● Information shown:
━━━━
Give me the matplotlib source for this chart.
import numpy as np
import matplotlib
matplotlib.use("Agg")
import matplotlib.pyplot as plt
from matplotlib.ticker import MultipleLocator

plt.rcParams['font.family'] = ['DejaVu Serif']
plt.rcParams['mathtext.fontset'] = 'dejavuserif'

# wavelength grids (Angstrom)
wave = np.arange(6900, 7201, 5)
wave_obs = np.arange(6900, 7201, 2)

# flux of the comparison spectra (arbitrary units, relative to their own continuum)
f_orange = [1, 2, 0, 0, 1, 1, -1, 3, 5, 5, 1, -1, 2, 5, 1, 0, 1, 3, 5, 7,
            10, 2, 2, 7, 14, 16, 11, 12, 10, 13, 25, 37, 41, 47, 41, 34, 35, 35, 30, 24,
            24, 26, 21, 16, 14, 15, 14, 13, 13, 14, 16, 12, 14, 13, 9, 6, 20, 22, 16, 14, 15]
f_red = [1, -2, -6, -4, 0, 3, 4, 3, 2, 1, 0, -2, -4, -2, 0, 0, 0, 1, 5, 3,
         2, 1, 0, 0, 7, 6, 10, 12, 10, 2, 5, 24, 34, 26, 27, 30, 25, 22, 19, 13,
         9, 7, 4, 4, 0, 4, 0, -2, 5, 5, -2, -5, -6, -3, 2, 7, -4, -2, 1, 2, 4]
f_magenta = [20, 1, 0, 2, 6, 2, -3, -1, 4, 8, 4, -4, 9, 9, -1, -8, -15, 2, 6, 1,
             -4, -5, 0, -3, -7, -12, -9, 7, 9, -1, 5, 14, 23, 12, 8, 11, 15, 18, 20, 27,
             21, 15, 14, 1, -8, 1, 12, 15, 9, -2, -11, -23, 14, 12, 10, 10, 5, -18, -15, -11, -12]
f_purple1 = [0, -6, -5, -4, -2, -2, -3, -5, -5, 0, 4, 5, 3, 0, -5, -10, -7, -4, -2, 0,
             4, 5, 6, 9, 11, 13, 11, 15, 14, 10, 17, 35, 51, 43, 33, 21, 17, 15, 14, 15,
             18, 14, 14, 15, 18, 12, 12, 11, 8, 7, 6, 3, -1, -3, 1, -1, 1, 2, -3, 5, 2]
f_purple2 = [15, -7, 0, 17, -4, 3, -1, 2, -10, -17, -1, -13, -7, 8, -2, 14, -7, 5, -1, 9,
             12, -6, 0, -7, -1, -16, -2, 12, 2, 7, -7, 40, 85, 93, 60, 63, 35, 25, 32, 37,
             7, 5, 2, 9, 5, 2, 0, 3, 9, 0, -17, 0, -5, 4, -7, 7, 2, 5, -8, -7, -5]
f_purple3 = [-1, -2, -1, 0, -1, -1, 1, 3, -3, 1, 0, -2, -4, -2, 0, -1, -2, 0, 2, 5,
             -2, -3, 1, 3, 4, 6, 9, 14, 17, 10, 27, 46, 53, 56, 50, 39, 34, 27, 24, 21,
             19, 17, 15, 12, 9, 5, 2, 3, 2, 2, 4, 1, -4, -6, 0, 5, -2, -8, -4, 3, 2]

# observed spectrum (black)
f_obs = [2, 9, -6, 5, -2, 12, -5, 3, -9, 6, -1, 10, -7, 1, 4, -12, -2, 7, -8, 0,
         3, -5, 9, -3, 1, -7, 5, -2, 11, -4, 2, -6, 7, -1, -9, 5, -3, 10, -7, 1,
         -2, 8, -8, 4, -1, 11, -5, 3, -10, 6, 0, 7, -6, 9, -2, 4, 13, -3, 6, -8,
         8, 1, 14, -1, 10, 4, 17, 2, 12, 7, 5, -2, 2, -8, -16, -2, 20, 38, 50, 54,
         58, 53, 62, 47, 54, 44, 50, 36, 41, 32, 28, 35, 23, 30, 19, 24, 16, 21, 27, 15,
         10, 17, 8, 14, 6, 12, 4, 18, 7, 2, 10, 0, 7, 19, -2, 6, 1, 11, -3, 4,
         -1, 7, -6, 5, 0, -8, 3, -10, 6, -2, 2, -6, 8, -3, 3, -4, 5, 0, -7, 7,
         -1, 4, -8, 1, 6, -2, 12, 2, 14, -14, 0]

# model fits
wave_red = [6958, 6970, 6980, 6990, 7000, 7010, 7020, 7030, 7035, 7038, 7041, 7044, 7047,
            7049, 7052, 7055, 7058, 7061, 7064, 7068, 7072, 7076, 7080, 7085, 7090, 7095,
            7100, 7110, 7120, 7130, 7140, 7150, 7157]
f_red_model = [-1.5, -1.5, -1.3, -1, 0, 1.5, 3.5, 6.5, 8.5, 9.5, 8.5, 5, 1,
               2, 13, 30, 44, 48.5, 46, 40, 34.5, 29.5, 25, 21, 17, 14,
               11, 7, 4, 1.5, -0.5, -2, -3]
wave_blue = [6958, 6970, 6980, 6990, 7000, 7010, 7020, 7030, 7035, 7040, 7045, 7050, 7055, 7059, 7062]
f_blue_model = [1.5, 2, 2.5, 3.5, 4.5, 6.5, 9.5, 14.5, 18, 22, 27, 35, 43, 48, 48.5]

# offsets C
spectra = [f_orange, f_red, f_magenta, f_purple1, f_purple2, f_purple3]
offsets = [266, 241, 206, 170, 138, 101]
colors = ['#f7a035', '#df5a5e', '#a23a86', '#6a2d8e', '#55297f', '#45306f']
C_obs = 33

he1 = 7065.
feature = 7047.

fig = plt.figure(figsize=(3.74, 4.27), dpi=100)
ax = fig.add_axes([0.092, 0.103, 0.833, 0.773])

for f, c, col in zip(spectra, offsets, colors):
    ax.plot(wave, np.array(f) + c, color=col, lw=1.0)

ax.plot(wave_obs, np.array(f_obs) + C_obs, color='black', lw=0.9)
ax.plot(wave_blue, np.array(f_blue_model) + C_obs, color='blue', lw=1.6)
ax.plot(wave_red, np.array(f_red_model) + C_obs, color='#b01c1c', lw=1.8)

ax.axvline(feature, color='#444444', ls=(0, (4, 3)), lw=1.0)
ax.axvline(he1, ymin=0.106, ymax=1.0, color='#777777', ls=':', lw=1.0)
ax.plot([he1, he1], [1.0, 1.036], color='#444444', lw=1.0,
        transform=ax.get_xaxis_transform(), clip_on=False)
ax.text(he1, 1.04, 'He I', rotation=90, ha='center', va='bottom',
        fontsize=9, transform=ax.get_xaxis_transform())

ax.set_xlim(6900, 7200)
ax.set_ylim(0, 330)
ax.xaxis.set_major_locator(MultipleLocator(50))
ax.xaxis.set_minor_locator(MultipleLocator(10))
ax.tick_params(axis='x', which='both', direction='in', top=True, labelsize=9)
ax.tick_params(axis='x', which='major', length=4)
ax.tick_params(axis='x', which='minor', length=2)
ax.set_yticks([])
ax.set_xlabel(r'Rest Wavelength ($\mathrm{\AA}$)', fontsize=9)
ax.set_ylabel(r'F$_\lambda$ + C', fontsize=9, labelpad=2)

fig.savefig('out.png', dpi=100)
━━━━
● The task: Starting with the first line of the data above, copy each line exactly until you reach the line with "wave_obs = np.arange(6900, 7201, 2)"; include that line as well.

● Result of the task:
Give me the matplotlib source for this chart.
import numpy as np
import matplotlib
matplotlib.use("Agg")
import matplotlib.pyplot as plt
from matplotlib.ticker import MultipleLocator

plt.rcParams['font.family'] = ['DejaVu Serif']
plt.rcParams['mathtext.fontset'] = 'dejavuserif'

# wavelength grids (Angstrom)
wave = np.arange(6900, 7201, 5)
wave_obs = np.arange(6900, 7201, 2)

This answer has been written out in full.